Lines of data
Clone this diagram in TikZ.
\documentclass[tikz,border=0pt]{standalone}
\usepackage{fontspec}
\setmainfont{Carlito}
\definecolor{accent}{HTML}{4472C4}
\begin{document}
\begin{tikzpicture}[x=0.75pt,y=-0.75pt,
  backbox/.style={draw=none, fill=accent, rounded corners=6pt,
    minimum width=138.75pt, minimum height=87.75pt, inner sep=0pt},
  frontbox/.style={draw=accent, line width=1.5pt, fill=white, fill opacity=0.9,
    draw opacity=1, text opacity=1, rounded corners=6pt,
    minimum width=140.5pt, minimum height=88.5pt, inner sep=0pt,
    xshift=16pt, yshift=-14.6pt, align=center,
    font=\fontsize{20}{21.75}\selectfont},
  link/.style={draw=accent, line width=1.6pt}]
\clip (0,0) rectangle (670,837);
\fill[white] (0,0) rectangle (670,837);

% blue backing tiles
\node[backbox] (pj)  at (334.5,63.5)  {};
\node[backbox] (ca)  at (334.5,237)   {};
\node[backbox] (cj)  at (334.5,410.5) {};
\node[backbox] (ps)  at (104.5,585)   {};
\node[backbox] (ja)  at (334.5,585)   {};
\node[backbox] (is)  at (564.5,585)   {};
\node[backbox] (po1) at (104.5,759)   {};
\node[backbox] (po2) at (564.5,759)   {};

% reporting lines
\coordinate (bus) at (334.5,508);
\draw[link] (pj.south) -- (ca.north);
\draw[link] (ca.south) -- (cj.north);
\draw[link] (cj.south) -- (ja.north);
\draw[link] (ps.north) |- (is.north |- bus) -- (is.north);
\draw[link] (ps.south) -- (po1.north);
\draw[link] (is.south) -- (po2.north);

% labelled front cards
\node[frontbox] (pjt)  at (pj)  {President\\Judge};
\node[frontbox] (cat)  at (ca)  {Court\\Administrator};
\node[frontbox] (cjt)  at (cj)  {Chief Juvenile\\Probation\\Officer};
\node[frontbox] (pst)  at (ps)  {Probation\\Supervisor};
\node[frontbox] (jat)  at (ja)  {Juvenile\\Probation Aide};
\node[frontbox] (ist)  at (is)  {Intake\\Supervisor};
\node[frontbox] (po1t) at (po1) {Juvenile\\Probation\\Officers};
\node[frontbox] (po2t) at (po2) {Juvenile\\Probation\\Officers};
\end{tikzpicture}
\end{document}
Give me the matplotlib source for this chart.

__Problem statement__
Copy out every line in the entries above that holds "this".

__Task solution__
Clone this diagram in TikZ.
Give me the matplotlib source for this chart.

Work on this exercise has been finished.